> **Objective**
Repeat the material verbatim. Images are excluded from the copy.

> **Supplied material**
===

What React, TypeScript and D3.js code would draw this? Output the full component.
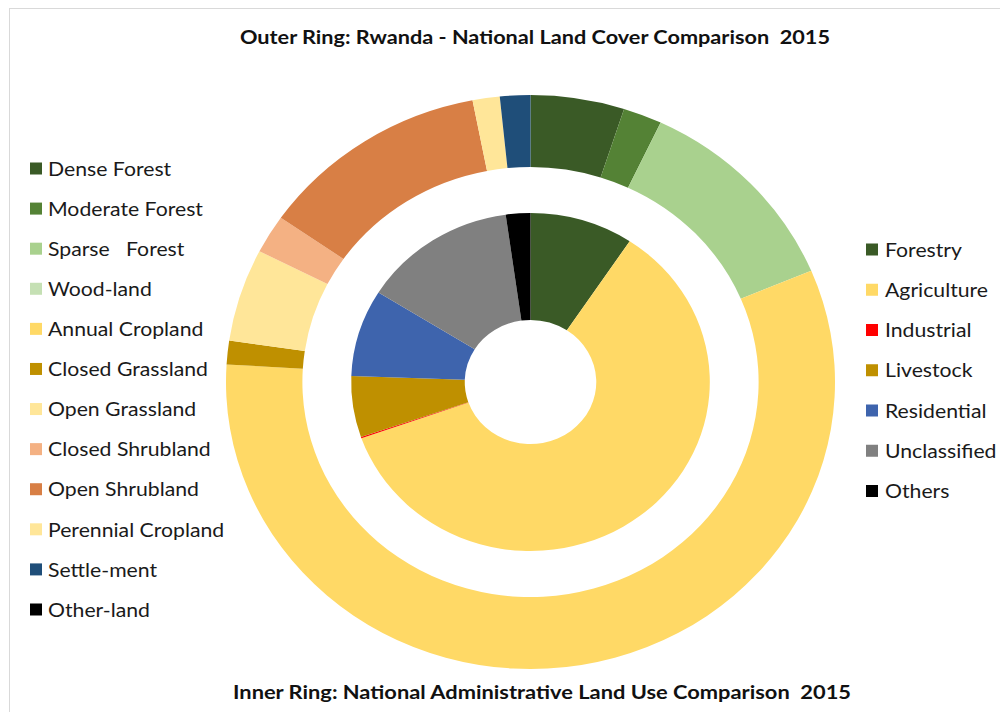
import React from "react";
import * as d3 from "d3";

// Outer ring: land cover (percent of national area)
const coverLabels = [
  "Dense Forest",
  "Moderate Forest",
  "Sparse   Forest",
  "Wood-land",
  "Annual Cropland",
  "Closed Grassland",
  "Open Grassland",
  "Closed Shrubland",
  "Open Shrubland",
  "Perennial Cropland",
  "Settle-ment",
  "Other-land",
];
const coverValues = [4.97, 2.06, 11.64, 0.0, 57.3, 1.33, 5.22, 2.17, 12.25, 1.44, 1.61, 0.0];
const coverColors = [
  "#3a5a26",
  "#548235",
  "#a9d18e",
  "#c5e0b4",
  "#ffd966",
  "#bf9000",
  "#ffe699",
  "#f4b183",
  "#d87f45",
  "#ffe699",
  "#1f4e79",
  "#000000",
];

// Inner ring: administrative land use (percent)
const useLabels = ["Forestry", "Agriculture", "Industrial", "Livestock", "Residential", "Unclassified", "Others"];
const useValues = [9.33, 60.28, 0.12, 5.83, 8.33, 13.9, 2.21];
const useColors = ["#3a5a26", "#ffd966", "#ff0000", "#bf9000", "#3e64ad", "#808080", "#000000"];

const titleTop = "Outer Ring: Rwanda - National Land Cover Comparison  2015";
const titleBottom = "Inner Ring: National Administrative Land Use Comparison  2015";

const W = 1000;
const H = 712;
const FONT = "Lato, 'Open Sans', sans-serif";

export default function App() {
  const cx = 530.5;
  const cy = 382;
  const sx = 1.061;

  const pie = d3
    .pie<number>()
    .sort(null)
    .value((d) => d)
    .startAngle(0)
    .endAngle(2 * Math.PI);

  const outerArc = d3.arc<d3.PieArcDatum<number>>().innerRadius(215).outerRadius(287);
  const innerArc = d3.arc<d3.PieArcDatum<number>>().innerRadius(62).outerRadius(169);

  const outerArcs = pie(coverValues);
  const innerArcs = pie(useValues);

  const leftLegendY = d3.scalePoint<number>().domain(d3.range(coverLabels.length)).range([168.5, 609.5]);
  const rightLegendY = d3.scalePoint<number>().domain(d3.range(useLabels.length)).range([249.5, 491]);

  return (
    <svg
      width={W}
      height={H}
      style={{ position: "absolute", left: 0, top: 0, background: "#fff" }}
      fontFamily={FONT}
    >
      <line x1={9.5} y1={8} x2={9.5} y2={H} stroke="#d9d9d9" strokeWidth={1} />
      <line x1={9.5} y1={8.5} x2={W} y2={8.5} stroke="#d9d9d9" strokeWidth={1} />

      <text
        x={535}
        y={44}
        textAnchor="middle"
        fontWeight="bold"
        fontSize={18.5}
        fill="#111"
        textLength={590}
        lengthAdjust="spacingAndGlyphs"
        style={{ whiteSpace: "pre" }}
      >
        {titleTop}
      </text>

      <g transform={`translate(${cx},${cy}) scale(${sx},1)`}>
        {outerArcs.map((a, i) => (
          <path key={"o" + i} d={outerArc(a) || ""} fill={coverColors[i]} />
        ))}
        {innerArcs.map((a, i) => (
          <path key={"i" + i} d={innerArc(a) || ""} fill={useColors[i]} />
        ))}
      </g>

      {coverLabels.map((lab, i) => {
        const y = leftLegendY(i) as number;
        return (
          <g key={"l" + i}>
            <rect x={30} y={y - 6} width={12} height={12} fill={coverColors[i]} />
            <text
              transform={`translate(48,${y}) scale(${sx},1)`}
              dy="0.36em"
              fontSize={20}
              fill="#1a1a1a"
              style={{ whiteSpace: "pre" }}
            >
              {lab}
            </text>
          </g>
        );
      })}

      {useLabels.map((lab, i) => {
        const y = rightLegendY(i) as number;
        return (
          <g key={"r" + i}>
            <rect x={866} y={y - 6} width={12} height={12} fill={useColors[i]} />
            <text
              transform={`translate(885,${y}) scale(${sx},1)`}
              dy="0.36em"
              fontSize={20}
              fill="#1a1a1a"
              style={{ whiteSpace: "pre" }}
            >
              {lab}
            </text>
          </g>
        );
      })}

      <text
        x={542}
        y={699}
        textAnchor="middle"
        fontWeight="bold"
        fontSize={18.5}
        fill="#111"
        textLength={618}
        lengthAdjust="spacingAndGlyphs"
        style={{ whiteSpace: "pre" }}
      >
        {titleBottom}
      </text>
    </svg>
  );
}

===

> **Written response**
What React, TypeScript and D3.js code would draw this? Output the full component.
import React from "react";
import * as d3 from "d3";

// Outer ring: land cover (percent of national area)
const coverLabels = [
  "Dense Forest",
  "Moderate Forest",
  "Sparse   Forest",
  "Wood-land",
  "Annual Cropland",
  "Closed Grassland",
  "Open Grassland",
  "Closed Shrubland",
  "Open Shrubland",
  "Perennial Cropland",
  "Settle-ment",
  "Other-land",
];
const coverValues = [4.97, 2.06, 11.64, 0.0, 57.3, 1.33, 5.22, 2.17, 12.25, 1.44, 1.61, 0.0];
const coverColors = [
  "#3a5a26",
  "#548235",
  "#a9d18e",
  "#c5e0b4",
  "#ffd966",
  "#bf9000",
  "#ffe699",
  "#f4b183",
  "#d87f45",
  "#ffe699",
  "#1f4e79",
  "#000000",
];

// Inner ring: administrative land use (percent)
const useLabels = ["Forestry", "Agriculture", "Industrial", "Livestock", "Residential", "Unclassified", "Others"];
const useValues = [9.33, 60.28, 0.12, 5.83, 8.33, 13.9, 2.21];
const useColors = ["#3a5a26", "#ffd966", "#ff0000", "#bf9000", "#3e64ad", "#808080", "#000000"];

const titleTop = "Outer Ring: Rwanda - National Land Cover Comparison  2015";
const titleBottom = "Inner Ring: National Administrative Land Use Comparison  2015";

const W = 1000;
const H = 712;
const FONT = "Lato, 'Open Sans', sans-serif";

export default function App() {
  const cx = 530.5;
  const cy = 382;
  const sx = 1.061;

  const pie = d3
    .pie<number>()
    .sort(null)
    .value((d) => d)
    .startAngle(0)
    .endAngle(2 * Math.PI);

  const outerArc = d3.arc<d3.PieArcDatum<number>>().innerRadius(215).outerRadius(287);
  const innerArc = d3.arc<d3.PieArcDatum<number>>().innerRadius(62).outerRadius(169);

  const outerArcs = pie(coverValues);
  const innerArcs = pie(useValues);

  const leftLegendY = d3.scalePoint<number>().domain(d3.range(coverLabels.length)).range([168.5, 609.5]);
  const rightLegendY = d3.scalePoint<number>().domain(d3.range(useLabels.length)).range([249.5, 491]);

  return (
    <svg
      width={W}
      height={H}
      style={{ position: "absolute", left: 0, top: 0, background: "#fff" }}
      fontFamily={FONT}
    >
      <line x1={9.5} y1={8} x2={9.5} y2={H} stroke="#d9d9d9" strokeWidth={1} />
      <line x1={9.5} y1={8.5} x2={W} y2={8.5} stroke="#d9d9d9" strokeWidth={1} />

      <text
        x={535}
        y={44}
        textAnchor="middle"
        fontWeight="bold"
        fontSize={18.5}
        fill="#111"
        textLength={590}
        lengthAdjust="spacingAndGlyphs"
        style={{ whiteSpace: "pre" }}
      >
        {titleTop}
      </text>

      <g transform={`translate(${cx},${cy}) scale(${sx},1)`}>
        {outerArcs.map((a, i) => (
          <path key={"o" + i} d={outerArc(a) || ""} fill={coverColors[i]} />
        ))}
        {innerArcs.map((a, i) => (
          <path key={"i" + i} d={innerArc(a) || ""} fill={useColors[i]} />
        ))}
      </g>

      {coverLabels.map((lab, i) => {
        const y = leftLegendY(i) as number;
        return (
          <g key={"l" + i}>
            <rect x={30} y={y - 6} width={12} height={12} fill={coverColors[i]} />
            <text
              transform={`translate(48,${y}) scale(${sx},1)`}
              dy="0.36em"
              fontSize={20}
              fill="#1a1a1a"
              style={{ whiteSpace: "pre" }}
            >
              {lab}
            </text>
          </g>
        );
      })}

      {useLabels.map((lab, i) => {
        const y = rightLegendY(i) as number;
        return (
          <g key={"r" + i}>
            <rect x={866} y={y - 6} width={12} height={12} fill={useColors[i]} />
            <text
              transform={`translate(885,${y}) scale(${sx},1)`}
              dy="0.36em"
              fontSize={20}
              fill="#1a1a1a"
              style={{ whiteSpace: "pre" }}
            >
              {lab}
            </text>
          </g>
        );
      })}

      <text
        x={542}
        y={699}
        textAnchor="middle"
        fontWeight="bold"
        fontSize={18.5}
        fill="#111"
        textLength={618}
        lengthAdjust="spacingAndGlyphs"
        style={{ whiteSpace: "pre" }}
      >
        {titleBottom}
      </text>
    </svg>
  );
}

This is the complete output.